Largest image: /content/drive/MyDrive/data/species_53/Binary_Classification/cropped_segmentations/train/PM_NF_5379_04_3_3.jpeg
Dimensions (width x height): 206 x 155


In [None]:
# Largest image: /content/drive/MyDrive/data/species_53/Binary_Classification/cropped_segmentations/train/PM_NF_5379_04_3_3.jpeg
# Dimensions (width x height): 206 x 155

## Pad all other images to scale to largest dimensions



*   The largest dimensions is 206 x 155 pixels
*   Pad the rest of the images with black space to match the largest sized image to standardise size across all cropped images



In [None]:
# Output directories for the padded images
output_dir = "/content/drive/MyDrive/data/species_53/Binary_Classification/standardised_cropped_segmentations"
train_output_dir = os.path.join(output_dir, "train")
val_output_dir = os.path.join(output_dir, "val")

# Create output directories if they don't exist
os.makedirs(train_output_dir, exist_ok=True)
os.makedirs(val_output_dir, exist_ok=True)

In [None]:
# Function to find the largest image
def find_largest_image(directories):
    max_width = 0
    max_height = 0
    max_size = 0
    largest_image_path = ""

    for directory in directories:
        for root, _, files in os.walk(directory):
            for file in files:
                if file.endswith(('png', 'jpg', 'jpeg')):
                    file_path = os.path.join(root, file)
                    with Image.open(file_path) as img:
                        width, height = img.size
                        size = width * height
                        if size > max_size:
                            max_width = width
                            max_height = height
                            max_size = size
                            largest_image_path = file_path

    return largest_image_path, max_width, max_height

In [None]:
# Function to pad images to make them square and of the same size
def pad_images_to_square(input_directories, output_directories, target_size):
    for input_directory, output_directory in zip(input_directories, output_directories):
        for root, _, files in os.walk(input_directory):
            for file in files:
                if file.endswith(('png', 'jpg', 'jpeg')):
                    input_file_path = os.path.join(root, file)
                    with Image.open(input_file_path) as img:
                        width, height = img.size
                        new_image = Image.new("RGB", (target_size, target_size), (0, 0, 0))  # Create a black background
                        new_image.paste(img, ((target_size - width) // 2, (target_size - height) // 2))  # Center the original image

                        # Construct the output file path
                        relative_path = os.path.relpath(input_file_path, input_directory)
                        output_file_path = os.path.join(output_directory, relative_path)

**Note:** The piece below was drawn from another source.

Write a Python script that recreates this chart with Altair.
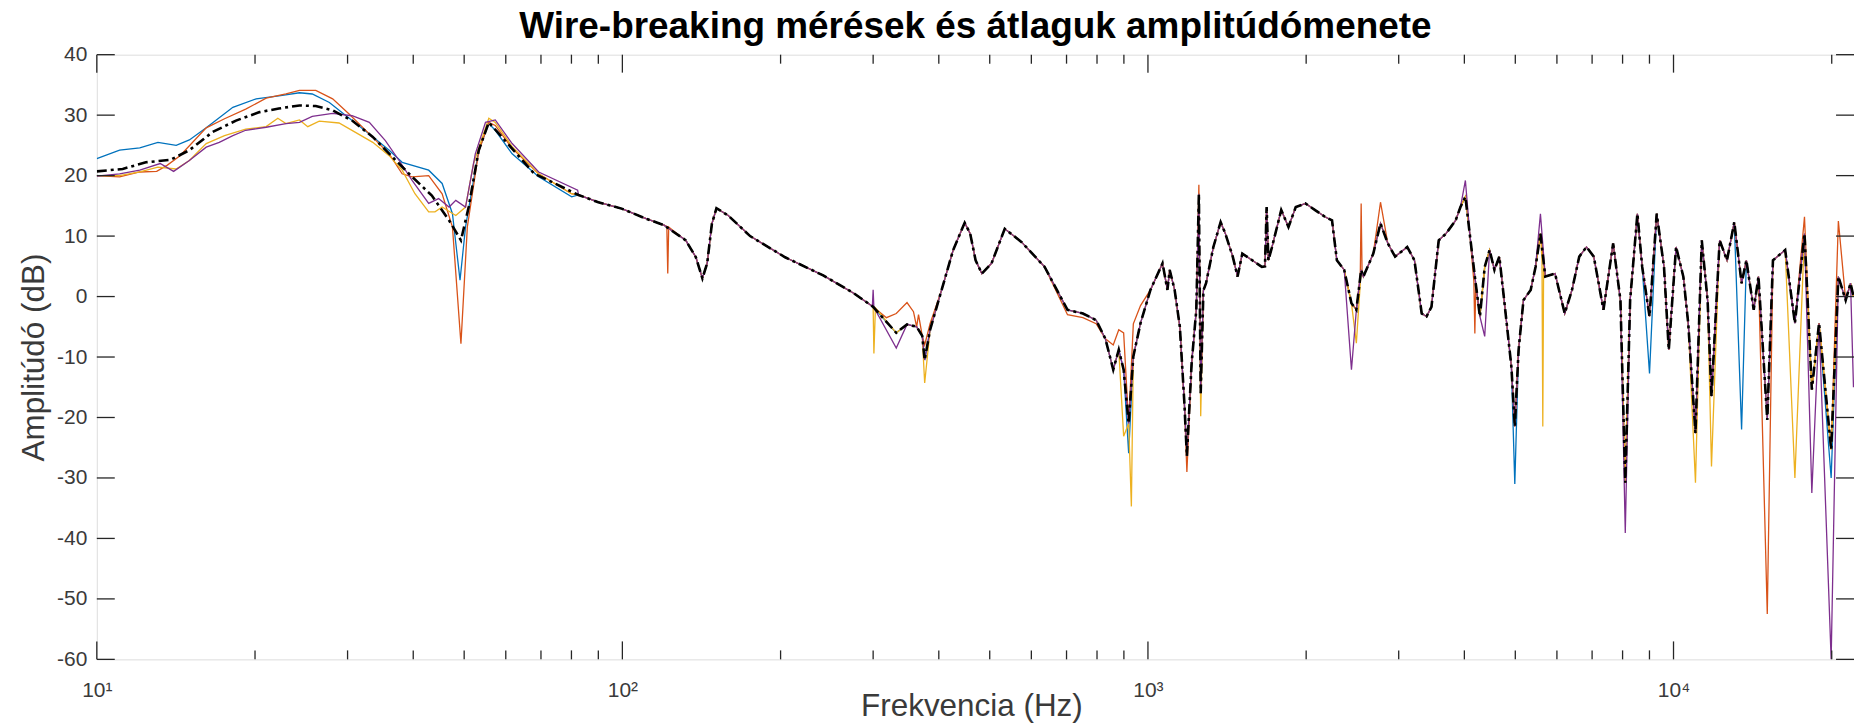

                        # Create the output directory if it doesn't exist
                        os.makedirs(os.path.dirname(output_file_path), exist_ok=True)

                        # Save the new image
                        new_image.save(output_file_path)

# Find the largest image in both directories
largest_image_path, max_width, max_height = find_largest_image([train_dir, val_dir])

# Determine the target size for all images (making them square)
target_size = max(max_width, max_height)

# Pad all images to the target size and save them to the output directories
pad_images_to_square([train_dir, val_dir], [train_output_dir, val_output_dir], target_size)

print(f"All images have been padded to {target_size}x{target_size} and saved successfully.")

All images have been padded to 206x206 and saved successfully.